Menurutnya, di lapangan akan menimbulkan ketidakpastian hukum yang dapat berujung banyaknya gugatan sengketa proses pilkada maupun gugatan terhadap hasil pilkada nantinya. Ini jelas tidak baik bagi untuk perkembangan demokrasi ke depan.


“Kami berharap KPU tidak hanya menyenangkan para politisi, tetapi harus berani mengambil sikap yang benar. Jika tidak, Pilkada rawan chaos karena proses pencalonan tak sesuai putusan MK. Bisa jadi KPU menggunakan putusan MK, tapi parpol menggugat dengan dalih UU yang diputuskan hari ini,” ungkap Gus Hilmy.


Lebih lanjut, Gus Hilmy berharap partai politik bisa bersaing lebih sehat dan menjunjung tinggi nilai demokrasi. Lebih mengutamakan kader yang sudah dididik daripada yang karbitan.
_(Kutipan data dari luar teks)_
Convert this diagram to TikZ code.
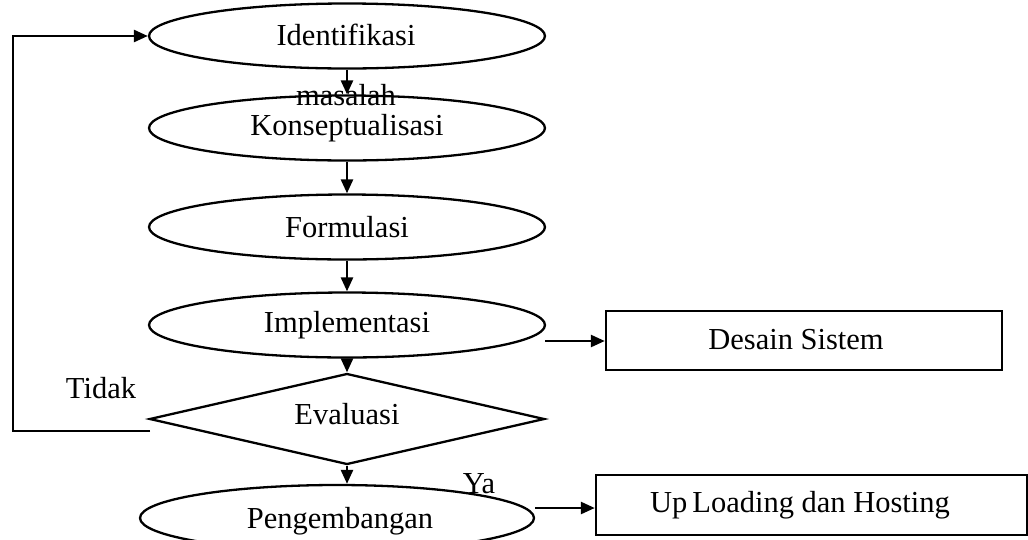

“Parpol itu kan memiliki sistem pendidikan yang tertata, memiliki kader yang sudah ditempa. Kami berharap mereka bisa bersaing secara demokratis dan dengan nalar yang sehat. Hindari mengorbitkan calon karbitan dengan mengubah aturan dan menghalalkan semua cara,” tandas Gus Hilmy.